start Recorded data

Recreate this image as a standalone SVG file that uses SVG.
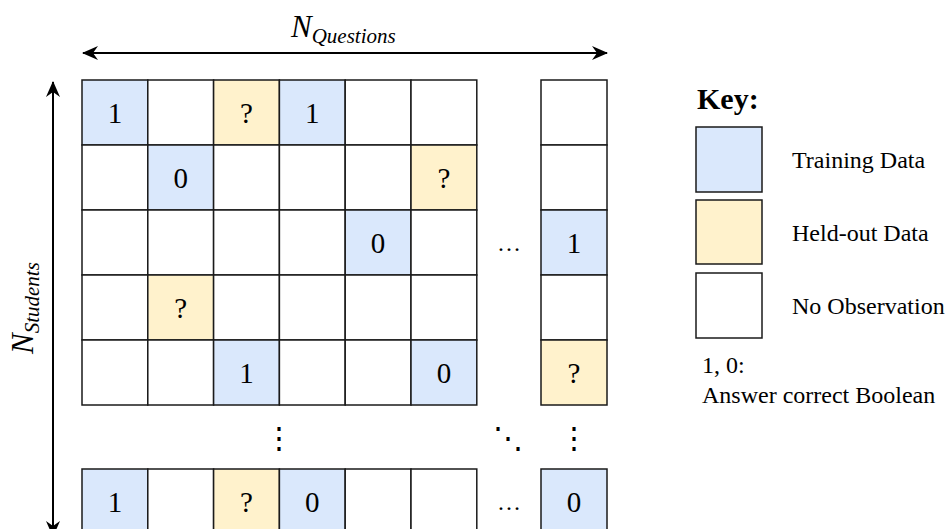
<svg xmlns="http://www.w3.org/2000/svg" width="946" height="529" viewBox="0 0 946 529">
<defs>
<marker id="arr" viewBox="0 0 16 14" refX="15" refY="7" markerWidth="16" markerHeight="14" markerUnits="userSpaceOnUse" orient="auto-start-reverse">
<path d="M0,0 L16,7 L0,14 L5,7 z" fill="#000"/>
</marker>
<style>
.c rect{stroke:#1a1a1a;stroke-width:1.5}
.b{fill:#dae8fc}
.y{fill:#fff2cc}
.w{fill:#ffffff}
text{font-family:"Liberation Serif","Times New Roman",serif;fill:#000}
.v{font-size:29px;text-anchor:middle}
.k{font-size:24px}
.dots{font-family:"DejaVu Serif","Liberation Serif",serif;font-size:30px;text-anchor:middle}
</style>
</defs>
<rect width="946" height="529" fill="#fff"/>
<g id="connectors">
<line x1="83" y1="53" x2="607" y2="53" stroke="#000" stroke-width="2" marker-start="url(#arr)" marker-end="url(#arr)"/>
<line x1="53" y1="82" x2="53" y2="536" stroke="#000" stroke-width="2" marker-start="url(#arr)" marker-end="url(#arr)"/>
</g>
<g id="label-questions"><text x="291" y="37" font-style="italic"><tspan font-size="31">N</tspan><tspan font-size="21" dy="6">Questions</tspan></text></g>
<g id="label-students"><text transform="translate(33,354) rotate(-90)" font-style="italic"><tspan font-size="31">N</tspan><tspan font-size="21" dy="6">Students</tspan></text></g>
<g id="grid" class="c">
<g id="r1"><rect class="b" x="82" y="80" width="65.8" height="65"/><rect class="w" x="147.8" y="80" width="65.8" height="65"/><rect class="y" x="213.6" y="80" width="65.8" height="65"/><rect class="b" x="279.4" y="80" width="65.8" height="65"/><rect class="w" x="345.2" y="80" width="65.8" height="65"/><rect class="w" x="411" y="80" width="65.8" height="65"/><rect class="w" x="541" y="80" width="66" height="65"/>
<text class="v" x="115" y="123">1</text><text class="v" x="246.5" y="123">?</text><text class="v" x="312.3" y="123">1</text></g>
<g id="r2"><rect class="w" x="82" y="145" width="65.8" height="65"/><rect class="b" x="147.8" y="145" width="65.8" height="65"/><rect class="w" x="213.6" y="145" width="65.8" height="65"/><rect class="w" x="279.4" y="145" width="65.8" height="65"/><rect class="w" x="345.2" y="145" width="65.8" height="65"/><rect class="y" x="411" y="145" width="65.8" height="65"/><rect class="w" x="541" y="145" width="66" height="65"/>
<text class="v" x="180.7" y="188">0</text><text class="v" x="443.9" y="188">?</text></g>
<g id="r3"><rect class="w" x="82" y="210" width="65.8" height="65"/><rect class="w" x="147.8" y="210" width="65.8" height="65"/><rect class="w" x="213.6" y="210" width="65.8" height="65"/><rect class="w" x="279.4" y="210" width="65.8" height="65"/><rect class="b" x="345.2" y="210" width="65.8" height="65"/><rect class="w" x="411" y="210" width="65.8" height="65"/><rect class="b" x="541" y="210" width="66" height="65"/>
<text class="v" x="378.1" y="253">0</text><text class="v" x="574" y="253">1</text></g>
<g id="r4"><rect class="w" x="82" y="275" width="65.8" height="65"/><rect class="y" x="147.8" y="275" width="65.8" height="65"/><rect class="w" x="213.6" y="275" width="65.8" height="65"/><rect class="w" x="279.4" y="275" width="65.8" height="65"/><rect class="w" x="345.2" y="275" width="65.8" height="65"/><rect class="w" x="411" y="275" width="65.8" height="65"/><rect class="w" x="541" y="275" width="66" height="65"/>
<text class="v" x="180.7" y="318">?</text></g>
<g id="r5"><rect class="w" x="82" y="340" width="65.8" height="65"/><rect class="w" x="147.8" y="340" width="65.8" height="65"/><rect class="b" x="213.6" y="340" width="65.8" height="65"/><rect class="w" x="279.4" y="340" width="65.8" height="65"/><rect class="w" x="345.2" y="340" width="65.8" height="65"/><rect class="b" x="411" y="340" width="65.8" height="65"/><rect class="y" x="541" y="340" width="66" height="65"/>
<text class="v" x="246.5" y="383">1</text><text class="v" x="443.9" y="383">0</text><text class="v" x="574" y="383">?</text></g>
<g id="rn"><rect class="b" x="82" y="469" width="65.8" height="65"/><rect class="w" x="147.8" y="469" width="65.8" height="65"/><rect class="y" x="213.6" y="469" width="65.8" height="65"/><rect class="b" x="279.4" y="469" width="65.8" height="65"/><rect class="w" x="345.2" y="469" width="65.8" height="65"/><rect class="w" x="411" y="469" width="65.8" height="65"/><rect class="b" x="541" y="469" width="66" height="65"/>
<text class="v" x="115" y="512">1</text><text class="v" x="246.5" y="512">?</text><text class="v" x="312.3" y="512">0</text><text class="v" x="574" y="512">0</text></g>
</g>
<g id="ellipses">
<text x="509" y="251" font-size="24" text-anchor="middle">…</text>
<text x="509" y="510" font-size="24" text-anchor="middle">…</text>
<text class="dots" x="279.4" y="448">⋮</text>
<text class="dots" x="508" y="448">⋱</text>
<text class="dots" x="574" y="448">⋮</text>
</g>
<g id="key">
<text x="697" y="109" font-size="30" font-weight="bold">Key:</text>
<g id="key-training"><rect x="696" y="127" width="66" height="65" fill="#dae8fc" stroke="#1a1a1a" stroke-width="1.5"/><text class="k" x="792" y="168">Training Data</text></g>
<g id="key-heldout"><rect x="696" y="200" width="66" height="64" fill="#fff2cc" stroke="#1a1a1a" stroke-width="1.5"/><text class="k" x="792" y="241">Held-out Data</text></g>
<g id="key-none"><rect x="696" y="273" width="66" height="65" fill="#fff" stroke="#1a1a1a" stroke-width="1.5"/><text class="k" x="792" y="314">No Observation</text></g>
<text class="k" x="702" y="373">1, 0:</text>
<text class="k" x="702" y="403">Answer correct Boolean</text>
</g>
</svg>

end Recorded data

> **Work required**
Your copy of the data should match it exactly, except that pictures are left out.

> **Finished exercise**
Recreate this image as a standalone SVG file that uses SVG.
<svg xmlns="http://www.w3.org/2000/svg" width="946" height="529" viewBox="0 0 946 529">
<defs>
<marker id="arr" viewBox="0 0 16 14" refX="15" refY="7" markerWidth="16" markerHeight="14" markerUnits="userSpaceOnUse" orient="auto-start-reverse">
<path d="M0,0 L16,7 L0,14 L5,7 z" fill="#000"/>
</marker>
<style>
.c rect{stroke:#1a1a1a;stroke-width:1.5}
.b{fill:#dae8fc}
.y{fill:#fff2cc}
.w{fill:#ffffff}
text{font-family:"Liberation Serif","Times New Roman",serif;fill:#000}
.v{font-size:29px;text-anchor:middle}
.k{font-size:24px}
.dots{font-family:"DejaVu Serif","Liberation Serif",serif;font-size:30px;text-anchor:middle}
</style>
</defs>
<rect width="946" height="529" fill="#fff"/>
<g id="connectors">
<line x1="83" y1="53" x2="607" y2="53" stroke="#000" stroke-width="2" marker-start="url(#arr)" marker-end="url(#arr)"/>
<line x1="53" y1="82" x2="53" y2="536" stroke="#000" stroke-width="2" marker-start="url(#arr)" marker-end="url(#arr)"/>
</g>
<g id="label-questions"><text x="291" y="37" font-style="italic"><tspan font-size="31">N</tspan><tspan font-size="21" dy="6">Questions</tspan></text></g>
<g id="label-students"><text transform="translate(33,354) rotate(-90)" font-style="italic"><tspan font-size="31">N</tspan><tspan font-size="21" dy="6">Students</tspan></text></g>
<g id="grid" class="c">
<g id="r1"><rect class="b" x="82" y="80" width="65.8" height="65"/><rect class="w" x="147.8" y="80" width="65.8" height="65"/><rect class="y" x="213.6" y="80" width="65.8" height="65"/><rect class="b" x="279.4" y="80" width="65.8" height="65"/><rect class="w" x="345.2" y="80" width="65.8" height="65"/><rect class="w" x="411" y="80" width="65.8" height="65"/><rect class="w" x="541" y="80" width="66" height="65"/>
<text class="v" x="115" y="123">1</text><text class="v" x="246.5" y="123">?</text><text class="v" x="312.3" y="123">1</text></g>
<g id="r2"><rect class="w" x="82" y="145" width="65.8" height="65"/><rect class="b" x="147.8" y="145" width="65.8" height="65"/><rect class="w" x="213.6" y="145" width="65.8" height="65"/><rect class="w" x="279.4" y="145" width="65.8" height="65"/><rect class="w" x="345.2" y="145" width="65.8" height="65"/><rect class="y" x="411" y="145" width="65.8" height="65"/><rect class="w" x="541" y="145" width="66" height="65"/>
<text class="v" x="180.7" y="188">0</text><text class="v" x="443.9" y="188">?</text></g>
<g id="r3"><rect class="w" x="82" y="210" width="65.8" height="65"/><rect class="w" x="147.8" y="210" width="65.8" height="65"/><rect class="w" x="213.6" y="210" width="65.8" height="65"/><rect class="w" x="279.4" y="210" width="65.8" height="65"/><rect class="b" x="345.2" y="210" width="65.8" height="65"/><rect class="w" x="411" y="210" width="65.8" height="65"/><rect class="b" x="541" y="210" width="66" height="65"/>
<text class="v" x="378.1" y="253">0</text><text class="v" x="574" y="253">1</text></g>
<g id="r4"><rect class="w" x="82" y="275" width="65.8" height="65"/><rect class="y" x="147.8" y="275" width="65.8" height="65"/><rect class="w" x="213.6" y="275" width="65.8" height="65"/><rect class="w" x="279.4" y="275" width="65.8" height="65"/><rect class="w" x="345.2" y="275" width="65.8" height="65"/><rect class="w" x="411" y="275" width="65.8" height="65"/><rect class="w" x="541" y="275" width="66" height="65"/>
<text class="v" x="180.7" y="318">?</text></g>
<g id="r5"><rect class="w" x="82" y="340" width="65.8" height="65"/><rect class="w" x="147.8" y="340" width="65.8" height="65"/><rect class="b" x="213.6" y="340" width="65.8" height="65"/><rect class="w" x="279.4" y="340" width="65.8" height="65"/><rect class="w" x="345.2" y="340" width="65.8" height="65"/><rect class="b" x="411" y="340" width="65.8" height="65"/><rect class="y" x="541" y="340" width="66" height="65"/>
<text class="v" x="246.5" y="383">1</text><text class="v" x="443.9" y="383">0</text><text class="v" x="574" y="383">?</text></g>
<g id="rn"><rect class="b" x="82" y="469" width="65.8" height="65"/><rect class="w" x="147.8" y="469" width="65.8" height="65"/><rect class="y" x="213.6" y="469" width="65.8" height="65"/><rect class="b" x="279.4" y="469" width="65.8" height="65"/><rect class="w" x="345.2" y="469" width="65.8" height="65"/><rect class="w" x="411" y="469" width="65.8" height="65"/><rect class="b" x="541" y="469" width="66" height="65"/>
<text class="v" x="115" y="512">1</text><text class="v" x="246.5" y="512">?</text><text class="v" x="312.3" y="512">0</text><text class="v" x="574" y="512">0</text></g>
</g>
<g id="ellipses">
<text x="509" y="251" font-size="24" text-anchor="middle">…</text>
<text x="509" y="510" font-size="24" text-anchor="middle">…</text>
<text class="dots" x="279.4" y="448">⋮</text>
<text class="dots" x="508" y="448">⋱</text>
<text class="dots" x="574" y="448">⋮</text>
</g>
<g id="key">
<text x="697" y="109" font-size="30" font-weight="bold">Key:</text>
<g id="key-training"><rect x="696" y="127" width="66" height="65" fill="#dae8fc" stroke="#1a1a1a" stroke-width="1.5"/><text class="k" x="792" y="168">Training Data</text></g>
<g id="key-heldout"><rect x="696" y="200" width="66" height="64" fill="#fff2cc" stroke="#1a1a1a" stroke-width="1.5"/><text class="k" x="792" y="241">Held-out Data</text></g>
<g id="key-none"><rect x="696" y="273" width="66" height="65" fill="#fff" stroke="#1a1a1a" stroke-width="1.5"/><text class="k" x="792" y="314">No Observation</text></g>
<text class="k" x="702" y="373">1, 0:</text>
<text class="k" x="702" y="403">Answer correct Boolean</text>
</g>
</svg>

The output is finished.